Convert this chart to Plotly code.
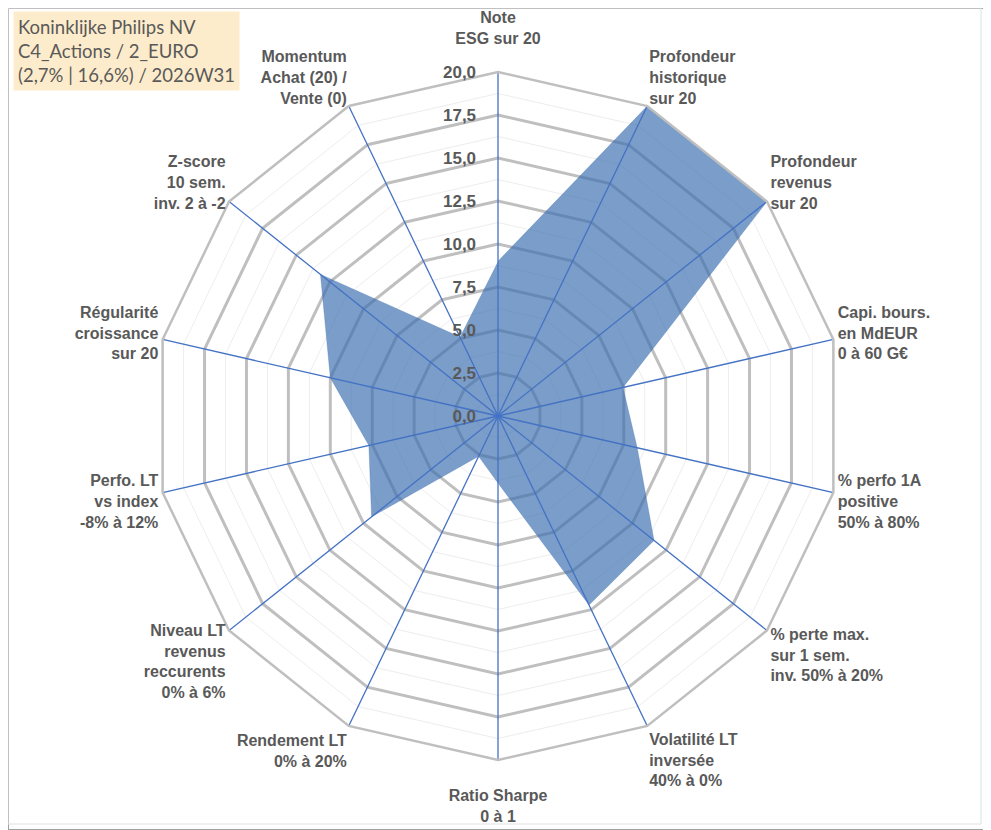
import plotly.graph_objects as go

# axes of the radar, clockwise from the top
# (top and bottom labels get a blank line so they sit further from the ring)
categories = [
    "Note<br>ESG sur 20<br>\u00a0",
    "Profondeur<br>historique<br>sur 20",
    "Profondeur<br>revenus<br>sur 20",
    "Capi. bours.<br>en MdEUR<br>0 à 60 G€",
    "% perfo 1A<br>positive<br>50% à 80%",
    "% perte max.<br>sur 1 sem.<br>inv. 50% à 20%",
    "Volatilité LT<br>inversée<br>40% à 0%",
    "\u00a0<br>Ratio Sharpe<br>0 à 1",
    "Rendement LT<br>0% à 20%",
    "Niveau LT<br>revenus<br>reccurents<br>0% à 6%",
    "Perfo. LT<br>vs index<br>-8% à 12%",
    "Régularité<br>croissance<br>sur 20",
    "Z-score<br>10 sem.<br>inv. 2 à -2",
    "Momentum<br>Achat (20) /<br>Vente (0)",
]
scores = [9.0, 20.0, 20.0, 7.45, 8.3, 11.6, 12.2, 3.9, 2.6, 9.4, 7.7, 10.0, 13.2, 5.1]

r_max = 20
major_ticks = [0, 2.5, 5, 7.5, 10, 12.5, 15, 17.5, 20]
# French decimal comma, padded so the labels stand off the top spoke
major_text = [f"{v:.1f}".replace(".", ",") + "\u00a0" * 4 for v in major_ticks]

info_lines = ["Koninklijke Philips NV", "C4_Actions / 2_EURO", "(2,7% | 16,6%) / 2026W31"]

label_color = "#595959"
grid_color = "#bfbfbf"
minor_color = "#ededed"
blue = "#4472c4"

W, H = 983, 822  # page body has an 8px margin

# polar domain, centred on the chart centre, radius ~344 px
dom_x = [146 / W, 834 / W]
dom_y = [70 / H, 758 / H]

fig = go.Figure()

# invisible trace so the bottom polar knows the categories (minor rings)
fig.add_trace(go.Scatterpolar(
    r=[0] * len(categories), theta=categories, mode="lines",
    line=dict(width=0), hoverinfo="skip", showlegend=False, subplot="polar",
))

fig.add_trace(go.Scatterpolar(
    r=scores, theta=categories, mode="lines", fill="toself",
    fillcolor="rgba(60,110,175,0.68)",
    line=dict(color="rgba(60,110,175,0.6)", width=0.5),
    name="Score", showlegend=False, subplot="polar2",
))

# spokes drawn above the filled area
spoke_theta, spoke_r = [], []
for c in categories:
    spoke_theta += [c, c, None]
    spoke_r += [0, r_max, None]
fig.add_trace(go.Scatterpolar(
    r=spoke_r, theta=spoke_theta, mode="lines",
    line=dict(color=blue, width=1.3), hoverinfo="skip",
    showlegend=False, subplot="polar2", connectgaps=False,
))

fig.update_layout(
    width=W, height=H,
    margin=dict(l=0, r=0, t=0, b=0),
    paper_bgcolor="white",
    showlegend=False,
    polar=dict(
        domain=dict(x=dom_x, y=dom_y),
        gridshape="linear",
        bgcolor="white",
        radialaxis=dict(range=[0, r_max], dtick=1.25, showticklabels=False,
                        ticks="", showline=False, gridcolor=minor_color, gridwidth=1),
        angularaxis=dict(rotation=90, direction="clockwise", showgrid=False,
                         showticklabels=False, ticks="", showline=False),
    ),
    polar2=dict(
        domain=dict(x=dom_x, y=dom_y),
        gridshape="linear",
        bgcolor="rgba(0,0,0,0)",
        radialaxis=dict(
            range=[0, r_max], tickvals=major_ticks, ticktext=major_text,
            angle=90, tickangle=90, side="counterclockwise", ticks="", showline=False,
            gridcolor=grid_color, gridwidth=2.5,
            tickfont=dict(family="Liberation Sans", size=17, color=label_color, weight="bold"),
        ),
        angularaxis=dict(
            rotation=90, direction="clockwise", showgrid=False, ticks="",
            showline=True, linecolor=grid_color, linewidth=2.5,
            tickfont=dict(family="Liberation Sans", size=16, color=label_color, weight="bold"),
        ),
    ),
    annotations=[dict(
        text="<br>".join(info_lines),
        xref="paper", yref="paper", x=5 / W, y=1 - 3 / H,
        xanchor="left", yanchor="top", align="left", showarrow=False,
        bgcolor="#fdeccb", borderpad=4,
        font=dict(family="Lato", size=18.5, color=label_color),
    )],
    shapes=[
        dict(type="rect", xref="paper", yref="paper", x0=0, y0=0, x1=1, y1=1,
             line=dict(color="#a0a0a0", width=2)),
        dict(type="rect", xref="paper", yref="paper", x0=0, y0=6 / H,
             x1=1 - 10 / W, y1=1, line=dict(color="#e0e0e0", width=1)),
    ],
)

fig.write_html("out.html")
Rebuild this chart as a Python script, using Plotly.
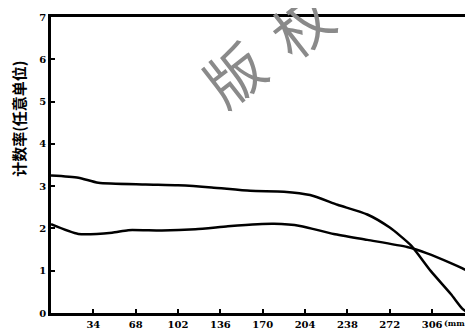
☆ ☆ ☆ ☆ ☆ ☆ ☆
Begin at the top of the material above and output each line exactly, stopping after the line that holds "fig = go.Figure()". Leave out pictures.

Convert this chart to Plotly code.
import plotly.graph_objects as go

# axes of the radar, clockwise from the top
# (top and bottom labels get a blank line so they sit further from the ring)
categories = [
    "Note<br>ESG sur 20<br>\u00a0",
    "Profondeur<br>historique<br>sur 20",
    "Profondeur<br>revenus<br>sur 20",
    "Capi. bours.<br>en MdEUR<br>0 à 60 G€",
    "% perfo 1A<br>positive<br>50% à 80%",
    "% perte max.<br>sur 1 sem.<br>inv. 50% à 20%",
    "Volatilité LT<br>inversée<br>40% à 0%",
    "\u00a0<br>Ratio Sharpe<br>0 à 1",
    "Rendement LT<br>0% à 20%",
    "Niveau LT<br>revenus<br>reccurents<br>0% à 6%",
    "Perfo. LT<br>vs index<br>-8% à 12%",
    "Régularité<br>croissance<br>sur 20",
    "Z-score<br>10 sem.<br>inv. 2 à -2",
    "Momentum<br>Achat (20) /<br>Vente (0)",
]
scores = [9.0, 20.0, 20.0, 7.45, 8.3, 11.6, 12.2, 3.9, 2.6, 9.4, 7.7, 10.0, 13.2, 5.1]

r_max = 20
major_ticks = [0, 2.5, 5, 7.5, 10, 12.5, 15, 17.5, 20]
# French decimal comma, padded so the labels stand off the top spoke
major_text = [f"{v:.1f}".replace(".", ",") + "\u00a0" * 4 for v in major_ticks]

info_lines = ["Koninklijke Philips NV", "C4_Actions / 2_EURO", "(2,7% | 16,6%) / 2026W31"]

label_color = "#595959"
grid_color = "#bfbfbf"
minor_color = "#ededed"
blue = "#4472c4"

W, H = 983, 822  # page body has an 8px margin

# polar domain, centred on the chart centre, radius ~344 px
dom_x = [146 / W, 834 / W]
dom_y = [70 / H, 758 / H]

fig = go.Figure()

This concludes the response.